There is always the danger that when we wrap ourselves in religiosity that God becomes unknown to us, and what has been revealed becomes hidden again.  The Greeks were a very religious folk, the last thing that anyone could ever accuse them of is a lack of religion.  Yet they knew there was something missing and erected a statute to the unknown.

 

When we come to this table, we can become like the Greeks a people worshipping an unknown God.  We can do this my turning our religion into a system of rigid rules and regulations.  We can do this by stifling the freedom of the spirit and the leadership of the spirit by looking for truth in petrified doctrine, ossified by declaring it holy or sacred.

 

God is here to be known to us.  We cannot know God without knowing ourselves.

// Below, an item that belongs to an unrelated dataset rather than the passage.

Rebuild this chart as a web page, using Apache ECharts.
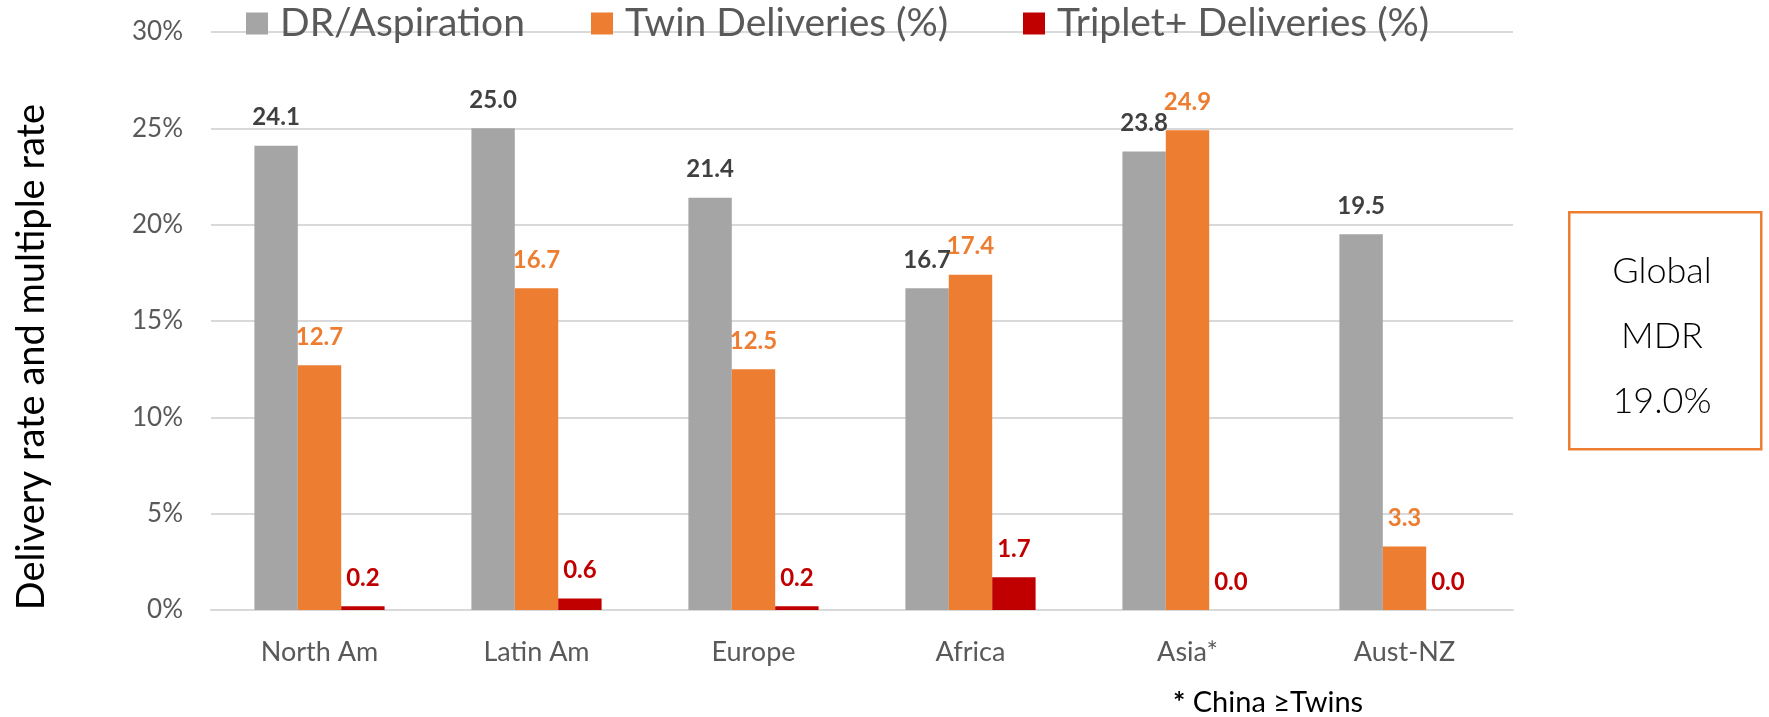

The Greeks to whom Paul preached knew this truth themselves, as one of their philosophers expressed it, “The unexamined life is the wasted life.”

 

For every invisible gift of the sacred available at this table there is a parallel visible mortal need.

 

To be fed at this table, one must know that he or she is hungry and thirsty.   If you have never approached this communion without experiencing some emptiness in your gut, some sense that something is missing, some sense that you are not whole in a way that can only find healing through the grace and love of God, then, no matter how many times you have been to this table, you have gone away hungry just as many.

 

The sacred gift of healing is on this table.  God has placed it there and in receiving it God becomes known to you, the invisible has become visible, the intangible has been touched.  But if one doesn’t know or refuses to admit one’s own story of brokenness, then the story of wholeness remains a rumor and not the truth that shapes and heals ones life.   Perhaps the most common form of brokenness and one of the most entrenched forms is that of thinking “there is nothing wrong with me, I am not broken, I don’t need fixing.”  That is a fantasy and as long as one lives with that fantasy, the reality of wholeness also remains a fantasy, a fairytale.

 

That’s sad.  If you are human, you are broken.  Most of us have to learn that the hard way.  I did.  I am not going into all the details, but I hit a point of brokenness in my life and the need to acknowledge it in order to find healing.  When I was about thirty years old, I ended up in the hospital for about three days.  I was sick.  Sick enough to be in the hospital.  There was only one problem, the doctors couldn’t find out what was wrong with me.  They never did and the best they could do was say, you are sick. Go home, get better and good luck.  The church gave me a three month medical leave.  For several weeks, I stayed home, recuperating without benefit of medicine or blessing of doctor, and I couldn’t get one verse out of my head, “Physician, heal thyself.”  Jesus was taunted by that line.  I was haunted by it.  I knew there were things, even unpleasant and dangerous things that I would have to look at, or as the Greeks said examine. So that I did because I really didn’t like being sick.  The more I looked at my own story, even the ugly parts, the more God became known to me.

 

The Greeks had a belief system. Paul had a faith system.  The Greeks had a whole pantheon of Gods that they believed in.  Paul had one God whom he had come to trust.  The Greeks had God about whom they had heard.  Paul’s God was one with whom he was in constant conversation.  

 

Paul’s God continues to tell us his story.  God is still speaking.  God speaks through the invitation and welcome to this table.  Our presence here is not a reward that has been earned but a gift that has been pro offered.  Our presence here is not a stamp of approval on our goodness but a measure and a full measure of our need and sinfulness.  This table is a sign that God in Christ has acted towards us with love.  Come bring your story, share it with your God and may the unknown God be visible to you.